650 millions de dollars. C’est la somme que va débourser le cabinet de conseil américain McKinsey, dans le cadre d’un accord juridique passé avec le gouvernement fédéral des Etats-Unis. Cet accord vise pour l’entreprise à éviter un procès pénal, alors que sa responsabilité est mise en cause dans la grave crise sanitaire que traversent les Etats-Unis à cause de la consommation d’opiacés. Le Department of Justice (DoJ) menait en effet une enquête sur les missions de conseil de McKinsey auprès de certains industriels du secteur pharmaceutique américain, visant à doper les ventes d’opiacés dans le pays, au point de favoriser le développement des addictions chez les citoyens américains.
“C’est la première fois qu’un cabinet de conseil en gestion est tenu pénalement responsable de conseils ayant entraîné la commission d’un crime par un client” a ainsi expliqué par communiqué le DoJ. C’est aussi l’une des plus importantes amendes infligées à une entreprise pour sa responsabilité dans des activités de conseil.
“Une stratégie dangereuse”
McKinsey était notamment poursuivi pour avoir conseillé l’entreprise pharmaceutique Purdue Pharma en vue de “booster” les ventes de son médicament OxyContin (ou oxycodone), qui connaissaient alors des ralentissements. McKinsey aurait alors mis en place avec l’entreprise plusieurs stratégies visant à développer massivement les ventes, en incitant notamment à augmenter le dosage des médicaments vendus, voire en contournant la réglementation. Les autorités judiciaires américaines considèrent que l’entreprise a ainsi contribué, en connaissance de cause, au développement de l’addiction aux opiacés dans la population américaine.
“La stratégie de McKinsey a abouti à des prescriptions d’OxyContin qui étaient dangereuses, médicalement inutiles, dépourvues d’objectif légitime et souvent détournées”, a ainsi déclaré le procureur américain Christopher Kavanaugh du district ouest de Virginie.

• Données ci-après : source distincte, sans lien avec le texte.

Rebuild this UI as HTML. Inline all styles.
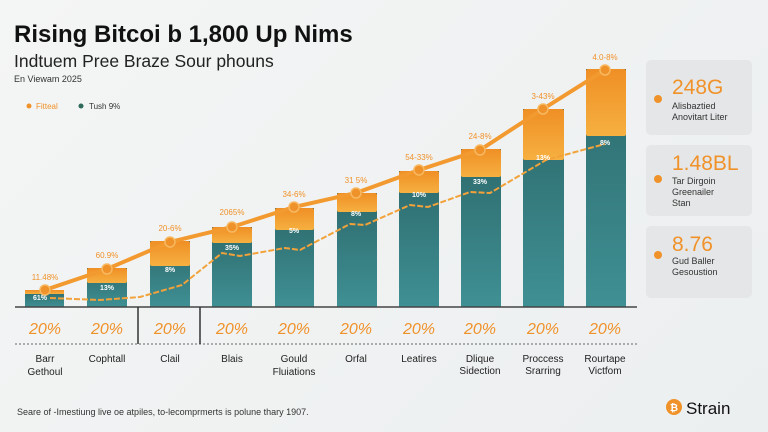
<!DOCTYPE html>
<html><head><meta charset="utf-8"><style>
body{margin:0;width:768px;height:432px;overflow:hidden;background:linear-gradient(135deg,#f4f5f5,#eceff0);font-family:"Liberation Sans",sans-serif}
svg{position:absolute;left:0;top:0}
</style></head><body>
<svg width="768" height="432" viewBox="0 0 768 432">
<defs>
<linearGradient id="or" x1="0" y1="0" x2="0" y2="1"><stop offset="0" stop-color="#ef8f25"/><stop offset="1" stop-color="#f6b040"/></linearGradient>
<linearGradient id="te" x1="0" y1="0" x2="0" y2="1"><stop offset="0" stop-color="#2d6a6c"/><stop offset="1" stop-color="#3f9094"/></linearGradient>
</defs>
<text x="14" y="42" font-size="24" font-weight="bold" fill="#111">Rising Bitcoi b 1,800 Up Nims</text>
<text x="14" y="67" font-size="17.5" fill="#222">Indtuem Pree Braze Sour phouns</text>
<text x="14" y="82" font-size="9" fill="#333">En Viewam 2025</text>
<circle cx="29" cy="106" r="2.5" fill="#f0922a"/><text x="36" y="109" font-size="8" fill="#f0922a">Fitteal</text>
<circle cx="81" cy="106" r="2.5" fill="#2d6a5a"/><text x="89" y="109" font-size="8" fill="#333">Tush 9%</text>
<g id="bars">
<rect x="25" y="290" width="39" height="17" fill="url(#te)"/><rect x="25" y="290" width="39" height="4" fill="url(#or)"/>
<rect x="87" y="268" width="40" height="39" fill="url(#te)"/><rect x="87" y="268" width="40" height="15" fill="url(#or)" rx="2"/>
<rect x="150" y="241" width="40" height="66" fill="url(#te)"/><rect x="150" y="241" width="40" height="25" fill="url(#or)" rx="2"/>
<rect x="212" y="227" width="40" height="80" fill="url(#te)"/><rect x="212" y="227" width="40" height="16" fill="url(#or)" rx="2"/>
<rect x="275" y="208" width="39" height="99" fill="url(#te)"/><rect x="275" y="208" width="39" height="22" fill="url(#or)" rx="2"/>
<rect x="337" y="193" width="40" height="114" fill="url(#te)"/><rect x="337" y="193" width="40" height="19" fill="url(#or)" rx="2"/>
<rect x="399" y="171" width="40" height="136" fill="url(#te)"/><rect x="399" y="171" width="40" height="22" fill="url(#or)" rx="2"/>
<rect x="461" y="149" width="40" height="158" fill="url(#te)"/><rect x="461" y="149" width="40" height="28" fill="url(#or)" rx="2"/>
<rect x="523" y="109" width="41" height="198" fill="url(#te)"/><rect x="523" y="109" width="41" height="51" fill="url(#or)" rx="2"/>
<rect x="586" y="69" width="40" height="238" fill="url(#te)"/><rect x="586" y="69" width="40" height="67" fill="url(#or)" rx="2"/>
</g>
<polyline points="45,290 107,269 170,242 232,227 294,207 356,193 419,170 480,150 543,109 605,70" fill="none" stroke="#f29a30" stroke-width="4"/>
<g fill="#f0922a" stroke="#f7b860" stroke-width="1.5">
<circle cx="45" cy="290" r="5"/><circle cx="107" cy="269" r="5"/><circle cx="170" cy="242" r="5"/><circle cx="232" cy="227" r="5"/><circle cx="294" cy="207" r="5"/><circle cx="356" cy="193" r="5"/><circle cx="419" cy="170" r="5"/><circle cx="480" cy="150" r="5"/><circle cx="543" cy="109" r="5"/><circle cx="605" cy="70" r="5"/></g>
<polyline points="50,298 100,300 140,297 182,285 222,253 240,256 285,248 300,250 350,224 365,225 410,205 428,207 470,192 490,193 546,160 590,148 605,144" fill="none" stroke="#f2a23a" stroke-width="2" stroke-dasharray="6,2"/>
<g font-size="8" fill="#f0922a" text-anchor="middle">
<text x="45" y="280">11.48%</text><text x="107" y="258">60.9%</text><text x="170" y="231">20-6%</text><text x="232" y="215">2065%</text><text x="294" y="197">34-6%</text><text x="356" y="183">31 5%</text><text x="419" y="160">54-33%</text><text x="480" y="139">24-8%</text><text x="543" y="99">3-43%</text><text x="605" y="60">4.0-8%</text></g>
<g font-size="7" fill="#fff" text-anchor="middle" font-weight="bold">
<text x="40" y="300">61%</text><text x="107" y="290">13%</text><text x="170" y="272">8%</text><text x="232" y="250">35%</text><text x="294" y="233">5%</text><text x="356" y="216">8%</text><text x="419" y="197">10%</text><text x="480" y="184">33%</text><text x="543" y="160">13%</text><text x="605" y="145">8%</text></g>
<line x1="15" y1="307" x2="637" y2="307" stroke="#444" stroke-width="1.5"/>
<line x1="15" y1="344" x2="637" y2="344" stroke="#666" stroke-width="1" stroke-dasharray="2,2"/>
<line x1="138" y1="307" x2="138" y2="344" stroke="#333" stroke-width="1.5"/>
<line x1="200" y1="307" x2="200" y2="344" stroke="#333" stroke-width="1.5"/>
<g font-size="16" fill="#f0922a" font-style="italic" text-anchor="middle">
<text x="45" y="334">20%</text><text x="107" y="334">20%</text><text x="170" y="334">20%</text><text x="232" y="334">20%</text><text x="294" y="334">20%</text><text x="356" y="334">20%</text><text x="419" y="334">20%</text><text x="480" y="334">20%</text><text x="543" y="334">20%</text><text x="605" y="334">20%</text></g>
<g font-size="10" fill="#222" text-anchor="middle">
<text x="45" y="362">Barr</text><text x="45" y="375">Gethoul</text>
<text x="107" y="362">Cophtall</text><text x="170" y="362">Clail</text><text x="232" y="362">Blais</text>
<text x="294" y="362">Gould</text><text x="294" y="375">Fluiations</text><text x="356" y="362">Orfal</text>
<text x="419" y="362">Leatires</text><text x="480" y="362">Dlique</text><text x="480" y="374">Sidection</text>
<text x="543" y="362">Proccess</text><text x="543" y="374">Srarring</text><text x="605" y="362">Rourtape</text><text x="605" y="374">Victfom</text></g>
<rect x="646" y="60" width="106" height="75" rx="5" fill="#e5e6e7"/>
<rect x="646" y="145" width="106" height="71" rx="5" fill="#e5e6e7"/>
<rect x="646" y="226" width="106" height="72" rx="5" fill="#e5e6e7"/>
<g fill="#f0922a"><circle cx="658" cy="99" r="4"/><circle cx="658" cy="179" r="4"/><circle cx="658" cy="255" r="4"/></g>
<g fill="#f0922a" font-size="21"><text x="672" y="94">248G</text><text x="672" y="170">1.48BL</text><text x="672" y="251">8.76</text></g>
<g fill="#333" font-size="9"><text x="672" y="109">Alisbaztied</text><text x="672" y="120">Anovitart Liter</text>
<text x="672" y="184">Tar Dirgoin</text><text x="672" y="195">Greenailer</text><text x="672" y="206">Stan</text>
<text x="672" y="264">Gud Baller</text><text x="672" y="275">Gesoustion</text></g>
<text x="17" y="415" font-size="9" fill="#333">Seare of -Imestiung live oe atpiles, to-lecomprmerts is polune thary 1907.</text>
<circle cx="674" cy="407" r="8" fill="#f0922a"/><text x="674" y="411" font-size="10" fill="#fff" text-anchor="middle" font-weight="bold">₿</text>
<text x="686" y="414" font-size="17" fill="#111">Strain</text>
</svg>
</body></html>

Selon le New York Times, McKinsey aurait même proposé à Purdue Pharma d’offrir aux pharmacies commercialisant ses médicaments des rabais lorsque leurs ventes conduisaient à des addictions ou à des overdoses.
En acceptant de payer cette amende pour éviter le procès, McKinsey reconnaît sa responsabilité dans la crise sanitaire liée à l’addiction aux opiacés aux Etats-Unis. Par communiqué, l’entreprise a présenté ses excuses et a dit regretter les conseils qu’elle a apportés aux producteurs d’opiacés. “Nous aurions dû comprendre les dommages causés par les opioïdes dans notre société et nous n’aurions pas dû entreprendre de travail de vente et de marketing pour Purdue Pharma” a ainsi déclaré l’entreprise. McKinsey était également accusée d’entrave à la justice, après qu’un ancien cadre du groupe ait détruit des documents portant sur les relations de l’entreprise avec l’industrie pharmaceutique.
La responsabilité des cabinets de conseil en question
Aux Etats-Unis, la crise des opiacés a provoqué près de 850 000 décès durant les 20 dernières années, et constitue un problème de santé publique majeur. En 2023, près de 90 000 personnes sont décédées suite à des overdoses notamment médicamenteuses. La multiplication de la consommation de médicaments opiacés et des overdoses de tels médicaments est l’un des facteurs explicatifs de la baisse de l’espérance de vie dans le pays, qui a perdu de près de deux ans depuis 2014.
Durant près de 15 ans, McKinsey a généré près de 500 millions de dollars de chiffre d’affaires en conseillant les industries pharmaceutiques fabricant les médicaments opiacés pour développer leur consommation aux Etats-Unis, avant d’arrêter de conseiller ce secteur en 2019. Suite à la signature de l’accord judiciaire, McKinsey sera sous surveillance pendant cinq ans pour améliorer ses pratiques de conformité et détecter d’éventuelles activités problématiques dans son modèle d’affaires.
McKinsey est par ailleurs mis en cause dans de nombreuses affaires de corruption impliquant des gouvernements au niveau mondial. En France, l’entreprise est sous le coup d’une enquête à la fois pour pratiques de corruption, fausses factures et fraude fiscale, pour avoir notamment illégalement participé à la campagne du candidat Emmanuel Macron en 2017 et 2022. L’entreprise est également accusée d’avoir soutenu le lobbying des industries des énergies fossiles lors de la COP28 sur le climat.